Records
>>

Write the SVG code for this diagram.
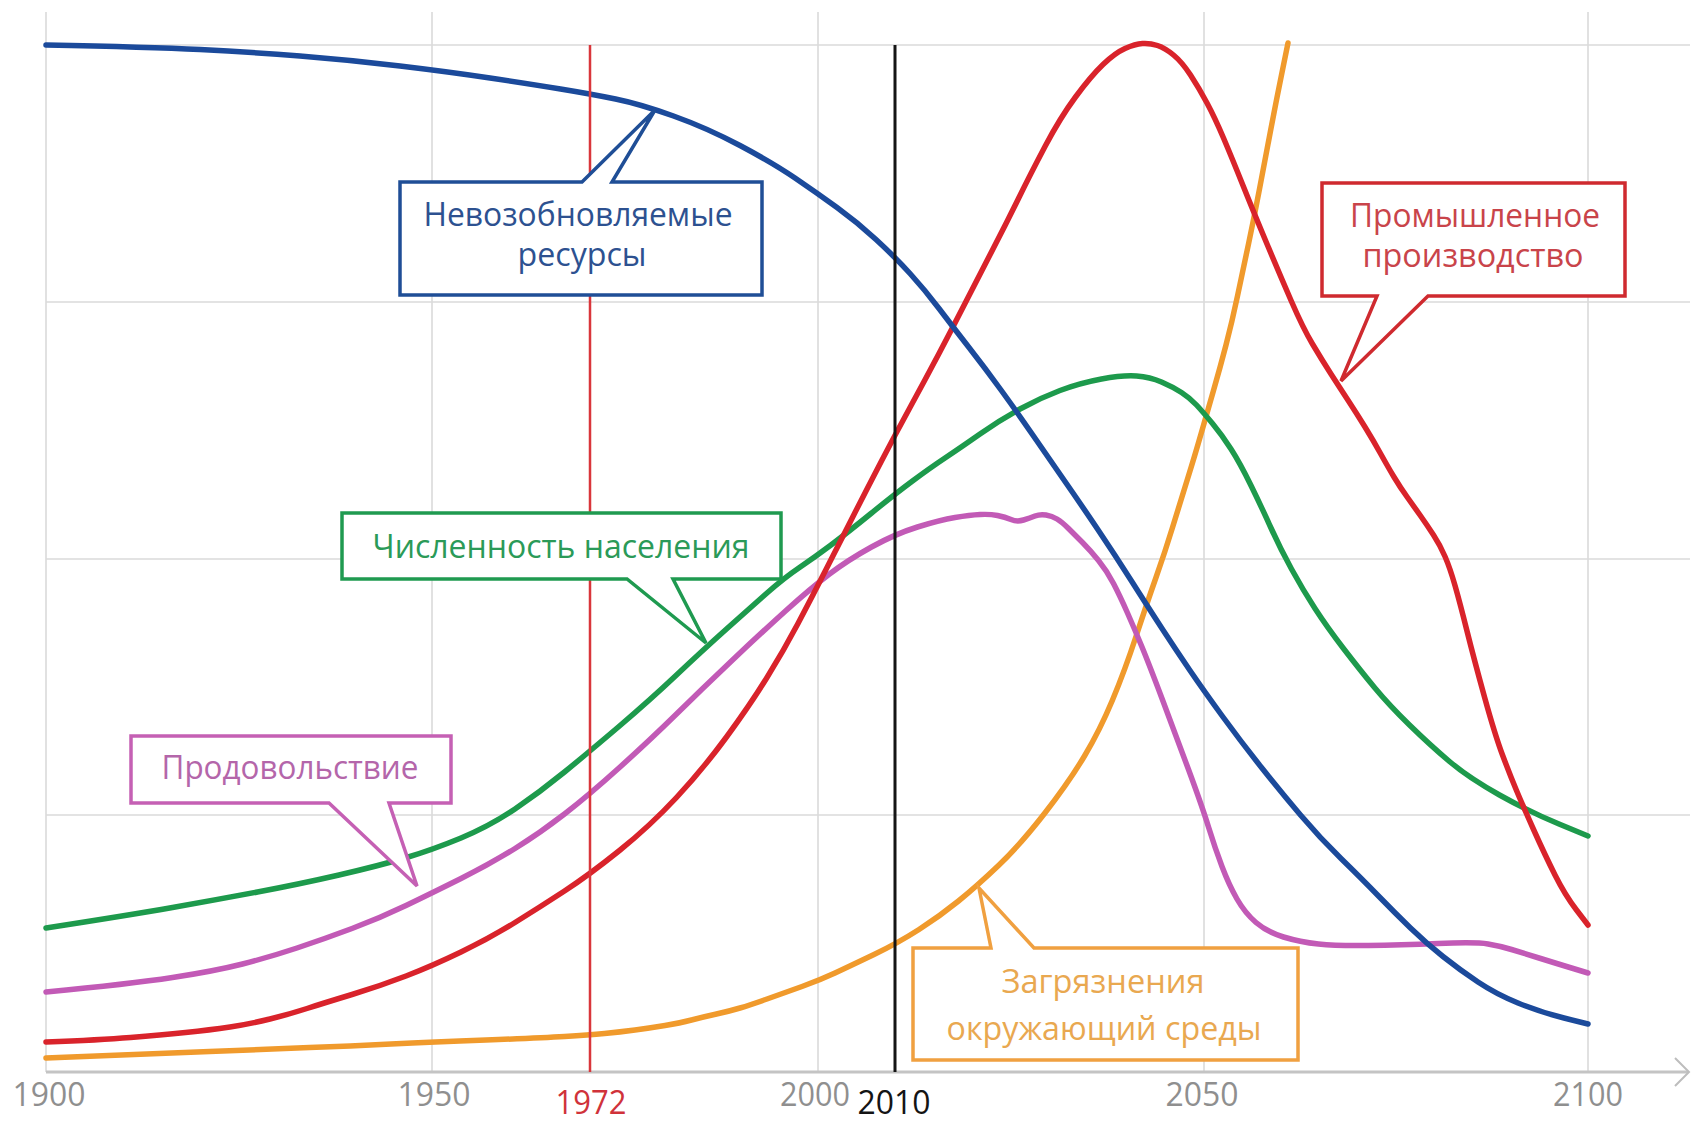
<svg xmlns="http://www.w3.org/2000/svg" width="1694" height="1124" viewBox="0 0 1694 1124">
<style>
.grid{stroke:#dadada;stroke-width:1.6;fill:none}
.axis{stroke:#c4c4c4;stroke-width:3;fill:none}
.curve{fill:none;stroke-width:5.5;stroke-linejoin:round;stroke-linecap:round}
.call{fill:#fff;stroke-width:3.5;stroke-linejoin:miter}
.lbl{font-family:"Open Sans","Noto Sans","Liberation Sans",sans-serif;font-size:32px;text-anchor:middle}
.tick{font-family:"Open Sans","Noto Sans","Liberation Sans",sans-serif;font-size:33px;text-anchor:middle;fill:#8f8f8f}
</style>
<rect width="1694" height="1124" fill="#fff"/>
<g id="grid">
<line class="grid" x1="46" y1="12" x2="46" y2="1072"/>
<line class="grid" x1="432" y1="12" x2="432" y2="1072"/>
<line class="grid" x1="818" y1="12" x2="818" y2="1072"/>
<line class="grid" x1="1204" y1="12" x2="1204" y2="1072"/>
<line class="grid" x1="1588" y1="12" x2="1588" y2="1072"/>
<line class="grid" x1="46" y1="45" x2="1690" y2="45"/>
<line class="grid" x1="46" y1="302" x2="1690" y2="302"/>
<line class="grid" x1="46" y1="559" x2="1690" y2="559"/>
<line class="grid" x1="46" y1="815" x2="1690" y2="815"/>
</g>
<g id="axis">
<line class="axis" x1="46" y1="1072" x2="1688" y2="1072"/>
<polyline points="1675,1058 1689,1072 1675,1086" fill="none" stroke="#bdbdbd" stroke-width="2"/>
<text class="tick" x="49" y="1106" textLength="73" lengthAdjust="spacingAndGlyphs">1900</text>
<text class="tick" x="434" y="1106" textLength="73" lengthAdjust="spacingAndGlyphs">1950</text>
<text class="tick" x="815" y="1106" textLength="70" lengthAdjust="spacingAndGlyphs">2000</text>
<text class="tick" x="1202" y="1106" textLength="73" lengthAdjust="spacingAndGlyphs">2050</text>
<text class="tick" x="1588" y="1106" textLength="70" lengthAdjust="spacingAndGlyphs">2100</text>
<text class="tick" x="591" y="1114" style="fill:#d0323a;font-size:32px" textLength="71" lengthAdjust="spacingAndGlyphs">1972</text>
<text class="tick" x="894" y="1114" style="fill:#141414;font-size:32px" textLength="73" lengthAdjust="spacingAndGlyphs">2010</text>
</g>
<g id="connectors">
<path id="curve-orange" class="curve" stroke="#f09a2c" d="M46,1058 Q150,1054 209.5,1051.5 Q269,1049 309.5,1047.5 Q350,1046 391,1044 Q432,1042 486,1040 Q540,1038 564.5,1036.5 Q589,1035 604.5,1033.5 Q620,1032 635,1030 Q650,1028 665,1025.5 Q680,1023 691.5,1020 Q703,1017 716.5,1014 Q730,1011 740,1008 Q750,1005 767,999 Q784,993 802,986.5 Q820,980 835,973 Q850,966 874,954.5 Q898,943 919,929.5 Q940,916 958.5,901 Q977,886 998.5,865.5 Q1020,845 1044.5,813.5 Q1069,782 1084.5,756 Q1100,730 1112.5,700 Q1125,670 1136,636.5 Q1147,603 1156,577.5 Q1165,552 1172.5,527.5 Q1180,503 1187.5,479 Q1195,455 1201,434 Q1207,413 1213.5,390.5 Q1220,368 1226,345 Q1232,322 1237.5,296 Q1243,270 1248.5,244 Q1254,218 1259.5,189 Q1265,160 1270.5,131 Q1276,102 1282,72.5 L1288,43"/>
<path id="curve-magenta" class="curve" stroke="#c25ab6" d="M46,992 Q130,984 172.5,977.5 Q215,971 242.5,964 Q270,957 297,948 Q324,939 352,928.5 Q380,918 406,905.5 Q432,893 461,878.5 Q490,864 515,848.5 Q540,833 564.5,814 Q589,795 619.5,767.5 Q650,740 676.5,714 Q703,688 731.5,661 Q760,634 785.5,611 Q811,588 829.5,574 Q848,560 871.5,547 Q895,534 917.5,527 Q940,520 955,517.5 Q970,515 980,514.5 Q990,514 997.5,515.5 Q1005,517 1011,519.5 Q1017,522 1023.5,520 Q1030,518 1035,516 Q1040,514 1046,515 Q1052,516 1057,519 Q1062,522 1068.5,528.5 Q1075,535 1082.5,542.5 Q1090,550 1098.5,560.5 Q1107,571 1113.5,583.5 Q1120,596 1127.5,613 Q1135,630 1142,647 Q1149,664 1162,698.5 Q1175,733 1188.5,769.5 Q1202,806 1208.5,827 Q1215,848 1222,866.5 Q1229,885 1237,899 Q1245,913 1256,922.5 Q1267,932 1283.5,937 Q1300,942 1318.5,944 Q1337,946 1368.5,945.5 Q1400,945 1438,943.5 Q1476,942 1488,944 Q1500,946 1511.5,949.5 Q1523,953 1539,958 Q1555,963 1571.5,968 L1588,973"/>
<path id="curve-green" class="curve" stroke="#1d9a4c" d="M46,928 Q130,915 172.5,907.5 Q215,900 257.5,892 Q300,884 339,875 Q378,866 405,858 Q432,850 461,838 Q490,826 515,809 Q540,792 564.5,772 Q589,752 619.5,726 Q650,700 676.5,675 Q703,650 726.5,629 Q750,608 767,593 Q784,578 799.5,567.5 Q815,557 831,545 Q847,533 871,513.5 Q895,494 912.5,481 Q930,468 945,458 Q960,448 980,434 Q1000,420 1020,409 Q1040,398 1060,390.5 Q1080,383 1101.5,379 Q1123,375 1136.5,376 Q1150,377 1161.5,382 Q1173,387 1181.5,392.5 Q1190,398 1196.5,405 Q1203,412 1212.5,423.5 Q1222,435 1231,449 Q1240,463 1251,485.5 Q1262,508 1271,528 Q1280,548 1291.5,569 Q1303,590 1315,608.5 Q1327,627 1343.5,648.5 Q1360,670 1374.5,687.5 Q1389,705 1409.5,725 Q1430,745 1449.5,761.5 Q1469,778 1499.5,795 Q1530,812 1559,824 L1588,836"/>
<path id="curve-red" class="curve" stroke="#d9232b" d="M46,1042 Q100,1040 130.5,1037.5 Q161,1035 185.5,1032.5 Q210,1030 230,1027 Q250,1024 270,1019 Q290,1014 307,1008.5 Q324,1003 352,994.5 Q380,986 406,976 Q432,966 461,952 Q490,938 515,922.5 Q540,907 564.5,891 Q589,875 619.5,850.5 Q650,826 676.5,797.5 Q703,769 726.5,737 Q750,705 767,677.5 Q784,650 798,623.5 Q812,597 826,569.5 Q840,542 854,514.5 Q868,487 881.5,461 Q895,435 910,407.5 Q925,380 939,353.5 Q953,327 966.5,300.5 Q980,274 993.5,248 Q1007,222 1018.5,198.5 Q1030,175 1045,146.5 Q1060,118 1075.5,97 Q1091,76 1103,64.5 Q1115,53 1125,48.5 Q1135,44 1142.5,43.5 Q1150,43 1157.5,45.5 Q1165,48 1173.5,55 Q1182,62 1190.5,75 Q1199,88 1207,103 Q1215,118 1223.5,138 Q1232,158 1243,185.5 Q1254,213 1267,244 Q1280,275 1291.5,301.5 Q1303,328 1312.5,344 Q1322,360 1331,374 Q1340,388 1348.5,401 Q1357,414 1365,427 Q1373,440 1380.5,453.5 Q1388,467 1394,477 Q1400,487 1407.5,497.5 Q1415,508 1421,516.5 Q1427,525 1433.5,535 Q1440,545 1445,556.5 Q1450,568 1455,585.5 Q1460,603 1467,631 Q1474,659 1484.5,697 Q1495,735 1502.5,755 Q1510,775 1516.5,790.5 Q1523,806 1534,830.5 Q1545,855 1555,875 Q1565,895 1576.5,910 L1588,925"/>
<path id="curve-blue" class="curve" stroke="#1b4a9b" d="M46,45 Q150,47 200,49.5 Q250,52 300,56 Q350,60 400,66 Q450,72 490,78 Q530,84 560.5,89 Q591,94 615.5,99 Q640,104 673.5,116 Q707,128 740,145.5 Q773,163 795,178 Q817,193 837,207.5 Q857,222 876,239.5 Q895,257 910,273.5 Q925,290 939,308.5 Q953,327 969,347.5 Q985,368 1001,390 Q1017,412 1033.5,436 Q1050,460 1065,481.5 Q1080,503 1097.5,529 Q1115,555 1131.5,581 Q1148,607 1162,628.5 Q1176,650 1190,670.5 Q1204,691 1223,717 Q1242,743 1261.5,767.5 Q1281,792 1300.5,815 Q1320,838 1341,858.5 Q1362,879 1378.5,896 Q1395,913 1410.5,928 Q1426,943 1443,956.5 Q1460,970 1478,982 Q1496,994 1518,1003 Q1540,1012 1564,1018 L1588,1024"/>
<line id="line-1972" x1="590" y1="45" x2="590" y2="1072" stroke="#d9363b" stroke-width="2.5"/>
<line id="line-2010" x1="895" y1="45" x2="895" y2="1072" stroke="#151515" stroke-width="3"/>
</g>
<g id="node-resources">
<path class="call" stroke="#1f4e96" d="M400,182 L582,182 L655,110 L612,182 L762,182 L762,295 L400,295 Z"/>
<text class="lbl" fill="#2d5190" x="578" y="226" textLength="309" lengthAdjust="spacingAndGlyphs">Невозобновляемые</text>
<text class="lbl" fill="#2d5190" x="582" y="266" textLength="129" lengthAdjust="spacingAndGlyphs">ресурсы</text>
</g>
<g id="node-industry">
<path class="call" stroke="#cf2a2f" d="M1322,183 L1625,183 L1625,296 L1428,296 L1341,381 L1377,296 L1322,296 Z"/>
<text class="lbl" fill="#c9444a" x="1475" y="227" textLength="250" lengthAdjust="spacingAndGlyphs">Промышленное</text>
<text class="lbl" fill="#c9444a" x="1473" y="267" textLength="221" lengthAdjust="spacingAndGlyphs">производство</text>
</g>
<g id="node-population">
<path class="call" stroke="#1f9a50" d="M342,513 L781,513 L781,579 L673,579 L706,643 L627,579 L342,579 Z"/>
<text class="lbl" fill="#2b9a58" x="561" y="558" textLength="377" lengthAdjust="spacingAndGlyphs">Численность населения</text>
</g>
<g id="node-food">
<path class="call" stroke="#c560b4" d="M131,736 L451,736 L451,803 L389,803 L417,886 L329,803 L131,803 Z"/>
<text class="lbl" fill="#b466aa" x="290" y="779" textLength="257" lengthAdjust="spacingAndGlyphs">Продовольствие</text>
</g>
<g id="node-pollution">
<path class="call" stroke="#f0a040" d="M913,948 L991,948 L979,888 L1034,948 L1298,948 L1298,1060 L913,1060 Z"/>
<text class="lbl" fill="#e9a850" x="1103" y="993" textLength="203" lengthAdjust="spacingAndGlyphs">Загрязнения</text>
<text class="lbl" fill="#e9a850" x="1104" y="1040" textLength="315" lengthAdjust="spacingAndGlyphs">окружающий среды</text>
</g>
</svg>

<<
>>

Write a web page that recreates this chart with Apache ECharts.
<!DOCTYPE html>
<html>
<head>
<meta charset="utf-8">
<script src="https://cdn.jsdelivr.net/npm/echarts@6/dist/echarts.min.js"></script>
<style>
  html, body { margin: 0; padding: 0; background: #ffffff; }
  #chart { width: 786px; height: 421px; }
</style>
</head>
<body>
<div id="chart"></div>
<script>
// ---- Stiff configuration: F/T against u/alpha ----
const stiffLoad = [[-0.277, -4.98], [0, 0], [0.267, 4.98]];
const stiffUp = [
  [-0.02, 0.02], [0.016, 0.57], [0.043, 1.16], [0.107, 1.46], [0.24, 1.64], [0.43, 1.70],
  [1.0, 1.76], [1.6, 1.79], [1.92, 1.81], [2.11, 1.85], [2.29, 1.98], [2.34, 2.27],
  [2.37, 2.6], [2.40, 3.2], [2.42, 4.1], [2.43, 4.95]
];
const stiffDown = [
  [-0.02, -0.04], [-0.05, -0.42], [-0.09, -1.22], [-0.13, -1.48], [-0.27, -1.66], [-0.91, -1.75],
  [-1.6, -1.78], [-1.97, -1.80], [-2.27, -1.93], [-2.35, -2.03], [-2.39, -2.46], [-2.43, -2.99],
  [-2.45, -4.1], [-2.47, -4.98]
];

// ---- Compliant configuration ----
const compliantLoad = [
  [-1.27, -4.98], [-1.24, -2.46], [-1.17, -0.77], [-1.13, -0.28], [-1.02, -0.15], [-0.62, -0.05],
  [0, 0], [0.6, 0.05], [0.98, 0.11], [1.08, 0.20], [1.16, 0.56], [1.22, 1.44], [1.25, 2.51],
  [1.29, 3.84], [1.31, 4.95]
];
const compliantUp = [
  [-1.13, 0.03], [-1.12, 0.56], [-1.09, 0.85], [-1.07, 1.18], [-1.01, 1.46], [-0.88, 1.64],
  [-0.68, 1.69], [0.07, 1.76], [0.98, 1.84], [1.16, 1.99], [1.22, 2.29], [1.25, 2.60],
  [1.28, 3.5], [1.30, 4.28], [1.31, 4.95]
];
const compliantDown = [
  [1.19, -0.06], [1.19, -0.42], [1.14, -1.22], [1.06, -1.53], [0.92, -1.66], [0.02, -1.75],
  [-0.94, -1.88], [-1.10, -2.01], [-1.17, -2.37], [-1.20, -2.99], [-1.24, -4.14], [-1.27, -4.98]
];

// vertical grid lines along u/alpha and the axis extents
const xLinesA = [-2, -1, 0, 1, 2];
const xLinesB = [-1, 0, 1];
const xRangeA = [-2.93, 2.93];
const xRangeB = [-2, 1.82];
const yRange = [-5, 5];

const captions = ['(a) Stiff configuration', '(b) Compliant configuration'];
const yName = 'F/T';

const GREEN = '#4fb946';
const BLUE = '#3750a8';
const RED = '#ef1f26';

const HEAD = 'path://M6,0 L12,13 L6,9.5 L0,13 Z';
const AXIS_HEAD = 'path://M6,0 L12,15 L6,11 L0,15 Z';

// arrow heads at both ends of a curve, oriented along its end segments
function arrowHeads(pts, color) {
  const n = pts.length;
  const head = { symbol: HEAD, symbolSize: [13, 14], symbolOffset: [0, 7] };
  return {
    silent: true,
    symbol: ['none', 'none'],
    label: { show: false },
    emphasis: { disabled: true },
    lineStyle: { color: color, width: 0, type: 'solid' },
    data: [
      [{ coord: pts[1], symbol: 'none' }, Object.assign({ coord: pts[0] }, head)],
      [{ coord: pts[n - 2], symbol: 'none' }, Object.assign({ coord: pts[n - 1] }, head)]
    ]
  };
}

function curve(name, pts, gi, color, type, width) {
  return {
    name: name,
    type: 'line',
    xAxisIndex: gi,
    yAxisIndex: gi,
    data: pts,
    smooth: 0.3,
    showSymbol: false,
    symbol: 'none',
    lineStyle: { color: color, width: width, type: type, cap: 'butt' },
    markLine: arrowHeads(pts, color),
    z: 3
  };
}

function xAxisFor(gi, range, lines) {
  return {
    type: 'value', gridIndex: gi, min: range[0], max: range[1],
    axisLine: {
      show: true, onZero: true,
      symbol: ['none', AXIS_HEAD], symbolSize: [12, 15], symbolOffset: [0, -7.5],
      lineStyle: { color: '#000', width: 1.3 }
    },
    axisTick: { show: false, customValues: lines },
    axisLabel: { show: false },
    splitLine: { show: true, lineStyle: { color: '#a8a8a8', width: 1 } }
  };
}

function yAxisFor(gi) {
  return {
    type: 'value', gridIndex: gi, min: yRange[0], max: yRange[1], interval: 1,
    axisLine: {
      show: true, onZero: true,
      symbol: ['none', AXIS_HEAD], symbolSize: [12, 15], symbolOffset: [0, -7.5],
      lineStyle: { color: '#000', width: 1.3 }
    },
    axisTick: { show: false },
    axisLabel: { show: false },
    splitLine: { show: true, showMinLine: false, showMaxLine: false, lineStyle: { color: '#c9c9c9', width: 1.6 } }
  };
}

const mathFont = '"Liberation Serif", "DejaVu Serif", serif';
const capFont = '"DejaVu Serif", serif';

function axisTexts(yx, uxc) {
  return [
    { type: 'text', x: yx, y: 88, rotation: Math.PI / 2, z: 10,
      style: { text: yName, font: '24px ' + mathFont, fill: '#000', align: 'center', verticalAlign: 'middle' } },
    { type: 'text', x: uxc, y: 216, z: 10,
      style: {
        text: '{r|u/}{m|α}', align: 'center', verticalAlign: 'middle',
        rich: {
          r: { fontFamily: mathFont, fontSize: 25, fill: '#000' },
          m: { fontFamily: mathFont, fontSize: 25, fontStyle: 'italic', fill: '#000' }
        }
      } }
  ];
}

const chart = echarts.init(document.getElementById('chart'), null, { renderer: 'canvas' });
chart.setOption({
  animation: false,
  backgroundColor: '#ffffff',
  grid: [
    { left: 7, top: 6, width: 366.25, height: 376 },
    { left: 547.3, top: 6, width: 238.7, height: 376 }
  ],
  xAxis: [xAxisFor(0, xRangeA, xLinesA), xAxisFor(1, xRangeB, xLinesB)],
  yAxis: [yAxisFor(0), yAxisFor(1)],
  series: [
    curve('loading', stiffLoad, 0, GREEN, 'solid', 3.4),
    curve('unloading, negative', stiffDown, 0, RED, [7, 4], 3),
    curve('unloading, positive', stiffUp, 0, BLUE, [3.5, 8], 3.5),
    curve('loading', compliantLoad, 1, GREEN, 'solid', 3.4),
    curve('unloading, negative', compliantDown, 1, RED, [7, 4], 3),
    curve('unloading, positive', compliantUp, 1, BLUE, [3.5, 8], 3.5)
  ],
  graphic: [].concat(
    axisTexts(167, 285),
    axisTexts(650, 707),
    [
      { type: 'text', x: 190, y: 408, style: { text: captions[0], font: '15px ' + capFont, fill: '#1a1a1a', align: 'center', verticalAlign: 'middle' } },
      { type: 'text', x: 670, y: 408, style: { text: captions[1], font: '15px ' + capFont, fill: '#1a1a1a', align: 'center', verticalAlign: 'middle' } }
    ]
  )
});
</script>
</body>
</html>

<<

TASK INSTRUCTIONS:
Track down all lines above with the string "Write" and copy them.

WRITTEN RESPONSE:
Write the SVG code for this diagram.
Write a web page that recreates this chart with Apache ECharts.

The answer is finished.